Opening / Vernissage 30/08/2019
till / fin 02/11/2019
Photo courtesy / Crédit photo Jean-Christophe Lett
In 1994, my father, then a commercial filmmaker, produced a short, fundraising feature for the Big Apple Circus, as well as documentation of that year’s circus in it’s entirety. As usual, the much-loved clown, “Grandma”, would lead the show. The ’94 show would also include a collaboration with Mummenschanz, a Swiss theater troupe, known for their surrealist masks, and for animating quotidian materials in their performances.

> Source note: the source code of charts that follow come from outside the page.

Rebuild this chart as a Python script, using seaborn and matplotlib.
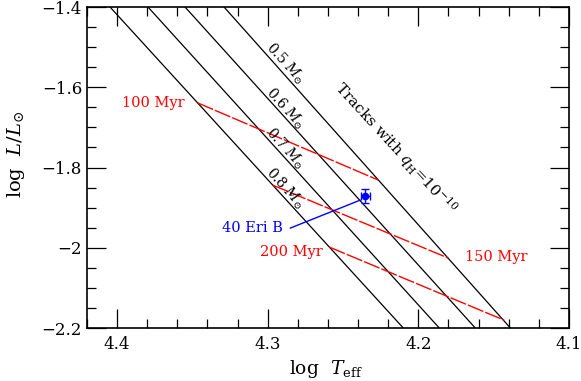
import numpy as np
import pandas as pd
import matplotlib
matplotlib.use('Agg')
import matplotlib.pyplot as plt
import seaborn as sns
from matplotlib.ticker import MultipleLocator

# evolutionary tracks with q_H = 1e-10 (log Teff where each track meets log L = -1.4 and -2.2)
track_mass = ['0.8', '0.7', '0.6', '0.5']
track_logl = [-1.4, -2.2]
track_teff_top = [4.4047, 4.3795, 4.3549, 4.3290]
track_teff_bot = [4.2100, 4.1861, 4.1622, 4.1389]

# isochrones
iso_age = ['100 Myr', '150 Myr', '200 Myr']
iso_teff = [[4.3465, 4.2265], [4.2967, 4.1800], [4.2590, 4.1430]]
iso_logl = [[-1.639, -1.8314], [-1.8439, -2.0259], [-1.9985, -2.1805]]

# 40 Eri B
star_name = '40 Eri B'
star_teff = 4.2353
star_logl = -1.8713
star_teff_err = 0.003
star_logl_err = 0.018

xticks = [4.4, 4.3, 4.2, 4.1]
xticklabels = ['4.4', '4.3', '4.2', '4.1']
yticks = [-1.4, -1.6, -1.8, -2.0, -2.2]
yticklabels = ['\u22121.4', '\u22121.6', '\u22121.8', '\u22122', '\u22122.2']

sns.set_theme(style='ticks')
plt.rcParams['font.family'] = ['DejaVu Serif']
plt.rcParams['mathtext.fontset'] = 'dejavuserif'

# long format tables for seaborn
tracks_df = pd.DataFrame({
    'mass': np.repeat(track_mass, 2),
    'logT': np.ravel(np.column_stack([track_teff_top, track_teff_bot])),
    'logL': np.tile(track_logl, len(track_mass)),
})
iso_df = pd.DataFrame({
    'age': np.repeat(iso_age, 2),
    'logT': np.ravel(iso_teff),
    'logL': np.ravel(iso_logl),
})

fig = plt.figure(figsize=(5.81, 3.81), dpi=100)
ax = fig.add_axes([0.1497, 0.1391, 0.8296, 0.8425])

sns.lineplot(data=tracks_df, x='logT', y='logL', units='mass', estimator=None,
             sort=False, color='black', lw=0.9, ax=ax, legend=False)
sns.lineplot(data=iso_df, x='logT', y='logL', units='age', estimator=None,
             sort=False, color='red', lw=1.0, ax=ax, legend=False)
for ln in ax.lines[len(track_mass):]:
    ln.set_dashes((12, 1.5))

ax.errorbar([star_teff], [star_logl], xerr=[star_teff_err], yerr=[star_logl_err],
            fmt='o', color='blue', ms=4.5, capsize=3, elinewidth=1, capthick=1)

ax.set_xlim(4.42, 4.1)
ax.set_ylim(-2.2, -1.4)

# labels on the tracks
rot = -47.5
mass_y = [-1.8514, -1.7516, -1.652, -1.5397]
for m, yy in zip(track_mass, mass_y):
    ax.text(4.2885, yy, m + r' $M_{\odot}$', rotation=rot, rotation_mode='anchor',
            ha='center', va='center', fontsize=10, color='black')
ax.text(4.2150, -1.752, r'Tracks with $q_{\rm H}$=10$^{-10}$', rotation=rot,
        rotation_mode='anchor', ha='center', va='center', fontsize=11, color='black')

# isochrone labels
ax.text(4.3549, -1.639, '100 Myr', ha='right', va='center', fontsize=10.5, color='red')
ax.text(4.1688, -2.0234, '150 Myr', ha='left', va='center', fontsize=10.5, color='red')
ax.text(4.2632, -2.011, '200 Myr', ha='right', va='center', fontsize=10.5, color='red')

# star label
ax.plot([4.2851, 4.2386], [-1.9511, -1.8813], color='blue', lw=1)
ax.text(4.2898, -1.951, star_name, ha='right', va='center', fontsize=10.5, color='blue')

ax.set_xticks(xticks)
ax.set_xticklabels(xticklabels)
ax.set_yticks(yticks)
ax.set_yticklabels(yticklabels)
ax.xaxis.set_minor_locator(MultipleLocator(0.02))
ax.yaxis.set_minor_locator(MultipleLocator(0.05))
ax.tick_params(which='both', direction='in', top=True, right=True, colors='black',
               labelsize=12, width=0.9)
ax.tick_params(which='major', length=13.5)
ax.tick_params(which='minor', length=6.8)
ax.tick_params(axis='x', pad=6)
ax.tick_params(axis='y', pad=3.5)
for s in ax.spines.values():
    s.set_linewidth(1.2)
    s.set_color('black')

ax.set_xlabel(r'log  $T_{\rm eff}$', fontsize=13.5, color='black')
ax.set_ylabel(r'log  $L/L_{\odot}$', fontsize=14, color='black')
ax.xaxis.set_label_coords(0.496, -0.093)
ax.yaxis.set_label_coords(-0.125, 0.542)

fig.savefig('out.png', dpi=100)
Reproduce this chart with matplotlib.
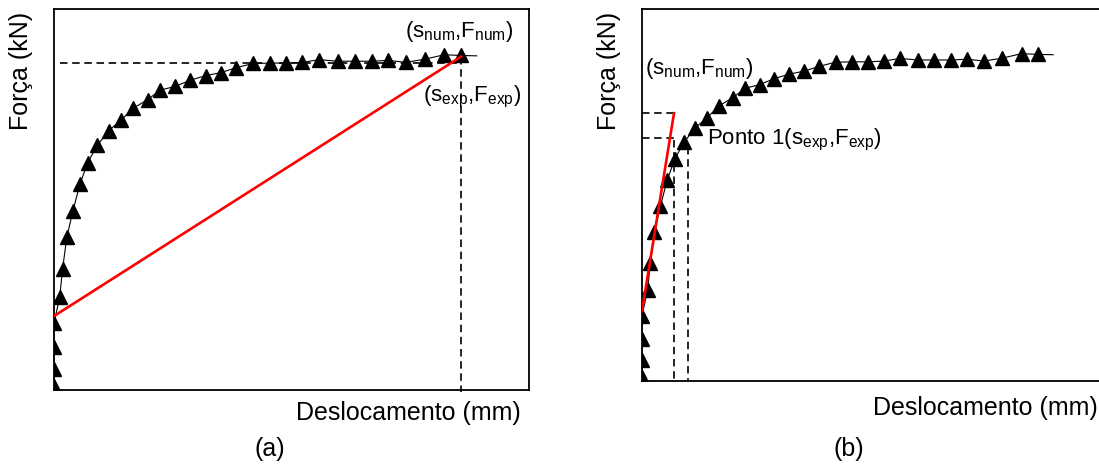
import matplotlib
matplotlib.use("Agg")
import matplotlib.pyplot as plt

plt.rcParams['font.family'] = ['Liberation Sans', 'DejaVu Sans']
plt.rcParams['mathtext.fontset'] = 'custom'
plt.rcParams['mathtext.rm'] = 'Liberation Sans'
plt.rcParams['mathtext.it'] = 'Liberation Sans:italic'

# Numerical force-displacement curve (marker points), displacement in mm, force in kN
desloc = [0, 0, 0, 0, 0.12, 0.18, 0.27, 0.40, 0.545, 0.71, 0.91, 1.155, 1.41, 1.66,
          1.97, 2.235, 2.555, 2.865, 3.19, 3.51, 3.84, 4.19, 4.545, 4.89, 5.23,
          5.585, 5.97, 6.33, 6.685, 7.04, 7.40, 7.80, 8.215, 8.57]
forca = [1.0, 5.6, 11.3, 17.5, 24.4, 31.7, 40.1, 47.1, 54.0, 59.7, 64.2, 68.1, 70.8,
         73.9, 76.2, 78.7, 79.7, 81.3, 82.5, 83.3, 84.6, 85.7, 85.8, 85.8, 86.0,
         86.7, 86.3, 86.3, 86.3, 86.5, 86.0, 86.8, 88.0, 87.8]
# end of the continuous numerical line
desloc_fim = 8.9
forca_fim = 87.7

# panel (a): secant line and reference point
sec_a_x = [0, 8.57]
sec_a_y = [19.4, 87.5]
ref_a_F = 85.8
ref_a_s = 8.57

# panel (b): initial stiffness line and Ponto 1
sec_b_x = [0, 0.693]
sec_b_y = [18.8, 72.0]
h1_F = 72.0
h2_F = 65.3
v1_s, v1_top = 0.693, 64.8
v2_s, v2_top = 0.996, 62.9

W, H = 1099, 466
fig = plt.figure(figsize=(W / 100, H / 100), dpi=100)

def fx(px):
    return px / W

def fy(py):
    return 1 - py / H

axA = fig.add_axes([fx(54), fy(390), 475 / W, 381 / H])
axB = fig.add_axes([fx(642), fy(381), 462 / W, 372 / H])

dash = (0, (4.5, 2.8))
ann_fs = 16
lab_fs = 18

for ax in (axA, axB):
    ax.set_xlim(0, 10)
    ax.set_ylim(0, 100)
    ax.set_xticks([])
    ax.set_yticks([])
    for s in ax.spines.values():
        s.set_linewidth(1.3)
        s.set_color('black')
    ax.plot(list(desloc) + [desloc_fim], list(forca) + [forca_fim],
            color='black', lw=0.8, zorder=3)
    ax.plot(desloc, forca, linestyle='none', marker='^', markersize=9.5,
            color='black', zorder=4)

# panel (a)
axA.plot(sec_a_x, sec_a_y, color='#ff0000', lw=1.9, zorder=5)
axA.plot([0.126, ref_a_s], [ref_a_F, ref_a_F], color='black', lw=1.2,
         linestyle=dash, zorder=2)
axA.plot([ref_a_s, ref_a_s], [sec_a_y[1], -0.6], color='black', lw=1.2,
         linestyle=dash, zorder=2, clip_on=False)
axA.text(7.39, 94.2, r'$\mathrm{(s_{num}{,}F_{num})}$', fontsize=ann_fs,
         ha='left', va='center')
axA.text(7.77, 76.9, r'$\mathrm{(s_{exp}{,}F_{exp})}$', fontsize=ann_fs,
         ha='left', va='center')

# panel (b)
axB.plot(sec_b_x, sec_b_y, color='#ff0000', lw=1.9, zorder=5)
axB.plot([0, sec_b_x[1]], [h1_F, h1_F], color='black', lw=1.2, linestyle=dash, zorder=2)
axB.plot([0, sec_b_x[1]], [h2_F, h2_F], color='black', lw=1.2, linestyle=dash, zorder=2)
axB.plot([v1_s, v1_s], [v1_top, 0], color='black', lw=1.2, linestyle=dash, zorder=2)
axB.plot([v2_s, v2_s], [v2_top, 0], color='black', lw=1.2, linestyle=dash, zorder=2)
axB.text(0.065, 83.9, r'$\mathrm{(s_{num}{,}F_{num})}$', fontsize=ann_fs,
         ha='left', va='center')
axB.text(1.41, 64.8, r'Ponto 1$\mathrm{(s_{exp}{,}F_{exp})}$', fontsize=ann_fs,
         ha='left', va='center')

# axis labels
fig.text(fx(521), fy(413), 'Deslocamento (mm)', fontsize=lab_fs, ha='right', va='center')
fig.text(fx(1098), fy(408), 'Deslocamento (mm)', fontsize=lab_fs, ha='right', va='center')
fig.text(fx(21), fy(12), 'Força (kN)', fontsize=lab_fs, rotation=90, ha='center', va='top')
fig.text(fx(609), fy(12), 'Força (kN)', fontsize=lab_fs, rotation=90, ha='center', va='top')
fig.text(fx(270), fy(449), '(a)', fontsize=lab_fs, ha='center', va='center')
fig.text(fx(849), fy(449), '(b)', fontsize=lab_fs, ha='center', va='center')

fig.savefig('out.png', dpi=100)
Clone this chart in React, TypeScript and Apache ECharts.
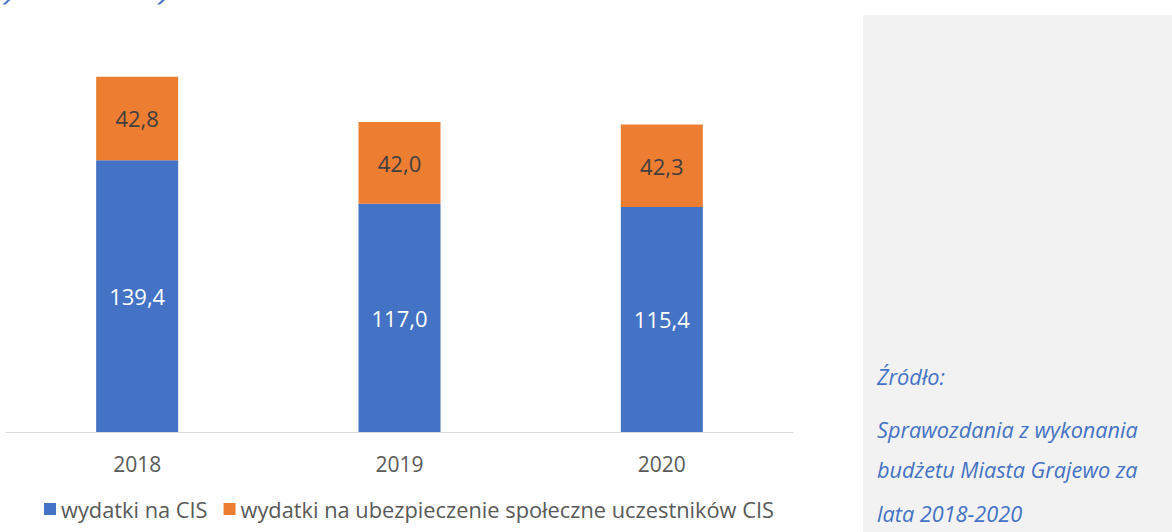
import React, { useEffect, useRef } from "react";
import * as echarts from "echarts";

const categories = ["2018", "2019", "2020"];
const seriesNames = ["wydatki na CIS", "wydatki na ubezpieczenie społeczne uczestników CIS"];
const cisValues = [139.4, 117.0, 115.4];
const insuranceValues = [42.8, 42.0, 42.3];
const sourceLines = ["Źródło:", "Sprawozdania z wykonania", "budżetu Miasta Grajewo za", "lata 2018-2020"];

const FONT = "'Open Sans', 'Noto Sans', sans-serif";
const fmt = (v: number) => v.toFixed(1).replace(".", ",");

export default function App() {
  const ref = useRef<HTMLDivElement>(null);
  useEffect(() => {
    if (!ref.current) return;
    const chart = echarts.init(ref.current, undefined, { renderer: "svg" });
    const baselines = [388, 441, 481, 525];
    chart.setOption({
      animation: false,
      backgroundColor: "#ffffff",
      textStyle: { fontFamily: FONT },
      grid: { left: 6, right: 379, top: 42, bottom: 100, containLabel: false },
      legend: {
        left: 39,
        top: 493,
        itemWidth: 12,
        itemHeight: 12,
        itemGap: 16,
        icon: "rect",
        textStyle: { fontFamily: FONT, fontSize: 21.8, color: "#595959" },
        data: seriesNames,
      },
      xAxis: {
        type: "category",
        data: categories,
        axisLine: { show: true, lineStyle: { color: "#d9d9d9", width: 1 } },
        axisTick: { show: false },
        axisLabel: { fontFamily: FONT, fontSize: 21, color: "#595959", margin: 21 },
      },
      yAxis: {
        type: "value",
        min: 0,
        max: 200,
        show: false,
        splitLine: { show: false },
      },
      series: [
        {
          name: seriesNames[0],
          type: "bar",
          stack: "total",
          barWidth: 82,
          data: cisValues,
          itemStyle: { color: "#4472c4" },
          label: {
            show: true,
            position: "inside",
            fontFamily: FONT,
            fontSize: 22,
            color: "#ffffff",
            formatter: (p: any) => fmt(p.value),
          },
        },
        {
          name: seriesNames[1],
          type: "bar",
          stack: "total",
          barWidth: 82,
          data: insuranceValues,
          itemStyle: { color: "#ed7d31" },
          label: {
            show: true,
            position: "inside",
            fontFamily: FONT,
            fontSize: 22,
            color: "#404040",
            formatter: (p: any) => fmt(p.value),
          },
        },
      ],
      graphic: [
        {
          type: "rect",
          shape: { x: 863, y: 15, width: 320, height: 530 },
          style: { fill: "#f2f2f2" },
          silent: true,
        },
        {
          type: "polygon",
          shape: { points: [[7.5, 0], [10.5, 0], [5.5, 4.5], [2.5, 4.5]] },
          style: { fill: "#4472c4" },
        },
        {
          type: "polygon",
          shape: { points: [[162, 0], [165, 0], [160, 4.5], [157, 4.5]] },
          style: { fill: "#4472c4" },
        },
        ...sourceLines.map((t, i) => ({
          type: "text",
          x: 877,
          y: baselines[i] - 12,
          style: {
            text: t,
            fontFamily: FONT,
            fontStyle: "italic",
            fontSize: 21.7,
            fill: "#4472c4",
            verticalAlign: "middle",
            align: "left",
          },
        })),
      ],
    });
    return () => chart.dispose();
  }, []);
  return (
    <div style={{ position: "fixed", left: 0, top: 0, width: 1172, height: 532 }}>
      <div ref={ref} style={{ width: 1172, height: 532 }} />
    </div>
  );
}
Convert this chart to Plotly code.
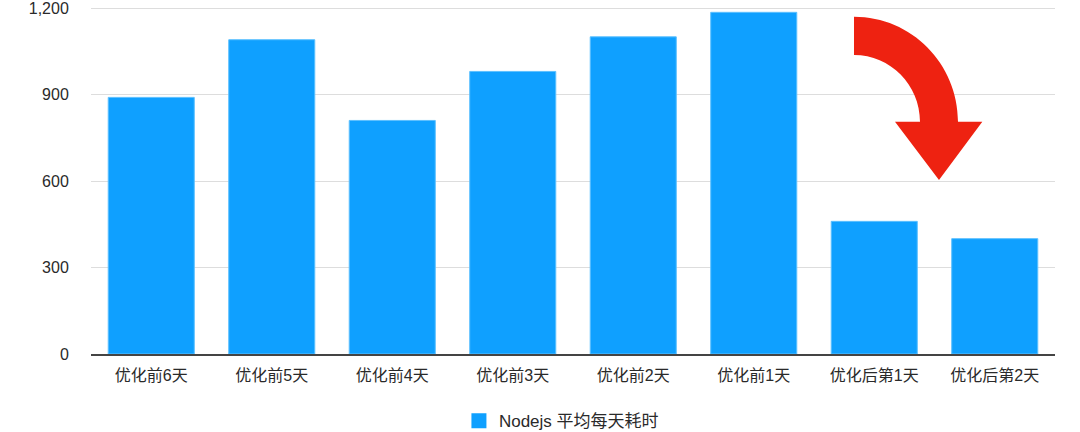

A few months ago, immediately following a session with my psychoanalyst, I found a bobble-head figurine of “Grandma” at a thrift store. I recognized her immediately from my youth. However at that moment, I was overcome more by the figurine’s strange likeness to what I remember of my own grandmother: short-cropped curls, long nightie, and a string of pearls. This was a disturbing synthesis, to say the least, and I was afraid that I might never be able to disentangle the association. We all know how the mind can make its shortcuts.
Through the long, narrowing view towards the past, the images naturally distort. Their degradations speak to what? Entitlement to their meaning? Credence to their supposed malleability? Besides the more finite duality of remembering and forgetting, there are more subtle distortions: subjugation and perversion, or sentimentality and nostalgia. Does your past serve you? Or is one “haunted” by it? And by whom or what is it determined?
“Grandma” retired in 2012. His 2018 comeback to the circus was abruptly cancelled after he admitted to having pressured a 16 year-old performer into posing for pornographic photos.